I agree that the market will serve our darker wants just as efficiently as it serves our true needs, but that's just an admission that freedom comes with responsibility, which is news to no one.
I agree that the the market functions best within a regulatory framework, and that we as citizens must be vigilant to ensure that that framework is not warped by corrupted legislators and judges. But the means to do that are available to us all. It is only when we, and our regulators, fall asleep at the switch that Enrons become possible.
The CEO, nurse, teacher and firefighter are each worth what the market pays them, though the market can be obstructed by unions to be sure. When you think of undervalued teachers, I bet you're thinking of the plurality or majority of hard-working and motivated teachers who had a strong positive influence on your formative years. You probably aren't dwelling on the incompetent burnouts who they were shackled to, and who even now pull their salaries down as surely as concrete shoes pull down a Mafia informant. When you think you're indicting the free market, you're really accusing the NEA.
The free market isn't infallible, it's just geometrically better than anything else that comes along. Your preferred methods have been tried in other countries, most of which are trying harder to emulate our ways. Sooner or later everyone will catch on, and the whole world will be better for it.

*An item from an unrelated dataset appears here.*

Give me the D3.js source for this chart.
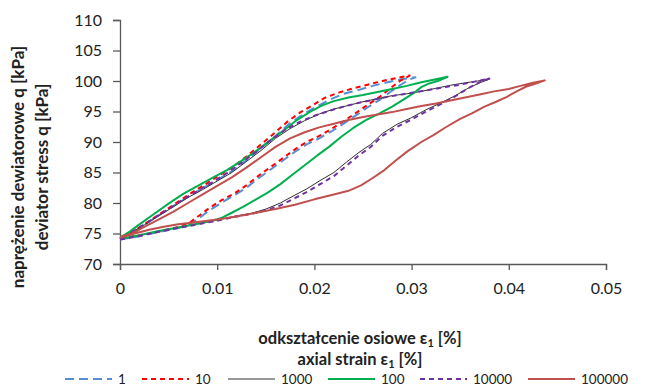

Hey Jonathan, if you're for vigilantly regulated free-markets, I don't thing there's much difference in our methods. And if your rationale for the value of markets is that they let people choose what they want, then I don't see why you should object to unions (couldn't they be considered "free-market" forces?). If you've spent any time in the boardroom, you've seen your share of "incompetent burnouts" (and some who never had much of a wick to burn out in the first place) brought to you entirely by the competitive free-market. By the way, name three people outside Microsoft who "value" Windows.